-- PROBLEM STATEMENT --
Reproduce the listing below exactly, minus its pictures.
────────
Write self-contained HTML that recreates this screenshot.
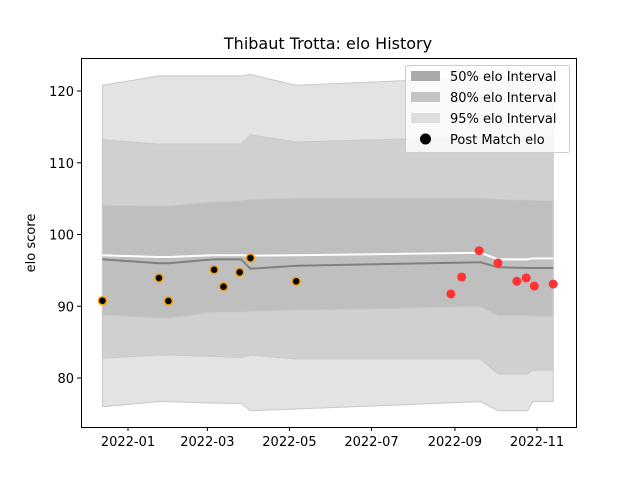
<!DOCTYPE html>
<html><head><meta charset="utf-8"><style>
body{margin:0;background:#fff}
svg text{font-family:"DejaVu Sans","Liberation Sans",sans-serif}
</style></head><body>
<svg id="chart" width="640" height="480" viewBox="0 0 640 480" xmlns="http://www.w3.org/2000/svg">
<rect width="640" height="480" fill="#fff"/>
<text x="328" y="49" font-size="16" text-anchor="middle">Thibaut Trotta: elo History</text>
<g id="plot"></g>
<text transform="translate(35,243) rotate(-90)" font-size="13" text-anchor="middle">elo score</text>
<g>
<rect x="405.5" y="65.5" width="164" height="87" rx="2" fill="#fff" fill-opacity="0.8" stroke="#ccc"/>
<rect x="411" y="71" width="29" height="10" fill="#aaa"/>
<text x="450" y="81" font-size="13">50% elo Interval</text>
<rect x="411" y="92" width="29" height="10" fill="#c4c4c4"/>
<text x="450" y="102" font-size="13">80% elo Interval</text>
<rect x="411" y="113" width="29" height="10" fill="#dedede"/>
<text x="450" y="123" font-size="13">95% elo Interval</text>
<circle cx="425.5" cy="139" r="5.5" fill="#000"/>
<text x="450" y="144" font-size="13">Post Match elo</text>
</g>
</svg>
<script>
const bandDays=[-19,23,30,63,84,91,125,262,275,297,301,316];
const upper95=[120.8,122.1,122.1,122.1,122.1,122.3,120.8,121.9,121.9,121.9,121.9,121.9];
const upper80=[113.2,112.6,112.6,112.6,112.6,113.9,112.9,113.6,113.6,113.6,113.6,113.6];
const upper50=[104.07,103.97,103.97,104.57,104.67,104.9,105.05,105.05,104.9,104.8,104.75,104.7];
const meanLine=[96.54,95.99,95.99,96.54,96.54,95.23,95.65,96.13,95.43,95.33,95.33,95.33];
const whiteLine=[97.1,96.86,96.86,97.1,97.1,97.05,97.1,97.46,96.54,96.54,96.68,96.68];
const lower50=[88.78,88.4,88.32,89.16,89.16,89.3,89.44,89.94,88.68,88.68,88.6,88.6];
const lower80=[82.75,83.2,83.2,83.02,82.88,83.2,82.65,82.65,80.56,80.56,81.1,81.1];
const lower95=[76.0,76.7,76.7,76.5,76.47,75.44,75.68,76.7,75.44,75.44,76.7,76.7];
const pastDays=[-19,23,30,64,71,83,91,125];
const pastElo=[90.77,93.94,90.73,95.09,92.73,94.73,96.72,93.48];
const recentDays=[240,248,261,275,289,296,302,316];
const recentElo=[91.71,94.08,97.74,96.03,93.48,93.94,92.82,93.10];
const xTickDays=[0,59,120,181,243,304];
const xTickLabels=["2022-01","2022-03","2022-05","2022-07","2022-09","2022-11"];
const yTicks=[80,90,100,110,120];

const NS="http://www.w3.org/2000/svg";
const L=81,R=576,T=58,B=427;
function xs(d){return 128+d*1.3454;}
function ys(v){return 91+(120-v)*7.175;}
const g=document.getElementById('plot');
function mk(tag,attrs){const e=document.createElementNS(NS,tag);for(const k in attrs)e.setAttribute(k,attrs[k]);g.appendChild(e);return e;}
function band(up,lo,fill,name){
  let pts=bandDays.map((d,i)=>xs(d)+','+ys(up[i]));
  pts=pts.concat(bandDays.map((d,i)=>xs(d)+','+ys(lo[i])).reverse());
  const p=mk('polygon',{points:pts.join(' '),fill:fill,stroke:'#c8c8c8','stroke-width':1});
  
  
}
band(upper95,lower95,'#e3e3e3','band-95');
band(upper80,lower80,'#d0d0d0','band-80');
band(upper50,lower50,'#bfbfbf','band-50');
function line(vals,color,w,name){
  const p=mk('polyline',{points:bandDays.map((d,i)=>xs(d)+','+ys(vals[i])).join(' '),fill:'none',stroke:color,'stroke-width':w});
  
  
}
line(meanLine,'#808080',2,'mean-line');
line(whiteLine,'#ffffff',2,'white-line');
pastDays.forEach((d,i)=>{
  const c=mk('circle',{cx:xs(d),cy:ys(pastElo[i]),r:4,fill:'#000',stroke:'#f5a000','stroke-width':1.5});
  
  
});
recentDays.forEach((d,i)=>{
  const c=mk('circle',{cx:xs(d),cy:ys(recentElo[i]),r:4.5,fill:'#ff3333'});
  
  
});
const ax=mk('rect',{x:L+0.5,y:T+0.5,width:R-L,height:B-T,fill:'none',stroke:'#000','stroke-width':1});


xTickDays.forEach((d,i)=>{
  const x=xs(d);
  const t=mk('line',{x1:x,x2:x,y1:B,y2:B+4,stroke:'#000'});
  
  
  const l=mk('text',{x:x,y:B+19,'font-size':13,'text-anchor':'middle'});
  l.textContent=xTickLabels[i];
  
  
});
yTicks.forEach(v=>{
  const y=ys(v);
  const t=mk('line',{x1:L-4,x2:L,y1:y,y2:y,stroke:'#000'});
  
  
  const l=mk('text',{x:L-7,y:y+5,'font-size':13,'text-anchor':'end'});
  l.textContent=v;
  
  
});
</script>
</body></html>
────────
-- EXERCISE OUTPUT --
Write self-contained HTML that recreates this screenshot.
<!DOCTYPE html>
<html><head><meta charset="utf-8"><style>
body{margin:0;background:#fff}
svg text{font-family:"DejaVu Sans","Liberation Sans",sans-serif}
</style></head><body>
<svg id="chart" width="640" height="480" viewBox="0 0 640 480" xmlns="http://www.w3.org/2000/svg">
<rect width="640" height="480" fill="#fff"/>
<text x="328" y="49" font-size="16" text-anchor="middle">Thibaut Trotta: elo History</text>
<g id="plot"></g>
<text transform="translate(35,243) rotate(-90)" font-size="13" text-anchor="middle">elo score</text>
<g>
<rect x="405.5" y="65.5" width="164" height="87" rx="2" fill="#fff" fill-opacity="0.8" stroke="#ccc"/>
<rect x="411" y="71" width="29" height="10" fill="#aaa"/>
<text x="450" y="81" font-size="13">50% elo Interval</text>
<rect x="411" y="92" width="29" height="10" fill="#c4c4c4"/>
<text x="450" y="102" font-size="13">80% elo Interval</text>
<rect x="411" y="113" width="29" height="10" fill="#dedede"/>
<text x="450" y="123" font-size="13">95% elo Interval</text>
<circle cx="425.5" cy="139" r="5.5" fill="#000"/>
<text x="450" y="144" font-size="13">Post Match elo</text>
</g>
</svg>
<script>
const bandDays=[-19,23,30,63,84,91,125,262,275,297,301,316];
const upper95=[120.8,122.1,122.1,122.1,122.1,122.3,120.8,121.9,121.9,121.9,121.9,121.9];
const upper80=[113.2,112.6,112.6,112.6,112.6,113.9,112.9,113.6,113.6,113.6,113.6,113.6];
const upper50=[104.07,103.97,103.97,104.57,104.67,104.9,105.05,105.05,104.9,104.8,104.75,104.7];
const meanLine=[96.54,95.99,95.99,96.54,96.54,95.23,95.65,96.13,95.43,95.33,95.33,95.33];
const whiteLine=[97.1,96.86,96.86,97.1,97.1,97.05,97.1,97.46,96.54,96.54,96.68,96.68];
const lower50=[88.78,88.4,88.32,89.16,89.16,89.3,89.44,89.94,88.68,88.68,88.6,88.6];
const lower80=[82.75,83.2,83.2,83.02,82.88,83.2,82.65,82.65,80.56,80.56,81.1,81.1];
const lower95=[76.0,76.7,76.7,76.5,76.47,75.44,75.68,76.7,75.44,75.44,76.7,76.7];
const pastDays=[-19,23,30,64,71,83,91,125];
const pastElo=[90.77,93.94,90.73,95.09,92.73,94.73,96.72,93.48];
const recentDays=[240,248,261,275,289,296,302,316];
const recentElo=[91.71,94.08,97.74,96.03,93.48,93.94,92.82,93.10];
const xTickDays=[0,59,120,181,243,304];
const xTickLabels=["2022-01","2022-03","2022-05","2022-07","2022-09","2022-11"];
const yTicks=[80,90,100,110,120];

const NS="http://www.w3.org/2000/svg";
const L=81,R=576,T=58,B=427;
function xs(d){return 128+d*1.3454;}
function ys(v){return 91+(120-v)*7.175;}
const g=document.getElementById('plot');
function mk(tag,attrs){const e=document.createElementNS(NS,tag);for(const k in attrs)e.setAttribute(k,attrs[k]);g.appendChild(e);return e;}
function band(up,lo,fill,name){
  let pts=bandDays.map((d,i)=>xs(d)+','+ys(up[i]));
  pts=pts.concat(bandDays.map((d,i)=>xs(d)+','+ys(lo[i])).reverse());
  const p=mk('polygon',{points:pts.join(' '),fill:fill,stroke:'#c8c8c8','stroke-width':1});
  
  
}
band(upper95,lower95,'#e3e3e3','band-95');
band(upper80,lower80,'#d0d0d0','band-80');
band(upper50,lower50,'#bfbfbf','band-50');
function line(vals,color,w,name){
  const p=mk('polyline',{points:bandDays.map((d,i)=>xs(d)+','+ys(vals[i])).join(' '),fill:'none',stroke:color,'stroke-width':w});
  
  
}
line(meanLine,'#808080',2,'mean-line');
line(whiteLine,'#ffffff',2,'white-line');
pastDays.forEach((d,i)=>{
  const c=mk('circle',{cx:xs(d),cy:ys(pastElo[i]),r:4,fill:'#000',stroke:'#f5a000','stroke-width':1.5});
  
  
});
recentDays.forEach((d,i)=>{
  const c=mk('circle',{cx:xs(d),cy:ys(recentElo[i]),r:4.5,fill:'#ff3333'});
  
  
});
const ax=mk('rect',{x:L+0.5,y:T+0.5,width:R-L,height:B-T,fill:'none',stroke:'#000','stroke-width':1});


xTickDays.forEach((d,i)=>{
  const x=xs(d);
  const t=mk('line',{x1:x,x2:x,y1:B,y2:B+4,stroke:'#000'});
  
  
  const l=mk('text',{x:x,y:B+19,'font-size':13,'text-anchor':'middle'});
  l.textContent=xTickLabels[i];
  
  
});
yTicks.forEach(v=>{
  const y=ys(v);
  const t=mk('line',{x1:L-4,x2:L,y1:y,y2:y,stroke:'#000'});
  
  
  const l=mk('text',{x:L-7,y:y+5,'font-size':13,'text-anchor':'end'});
  l.textContent=v;
  
  
});
</script>
</body></html>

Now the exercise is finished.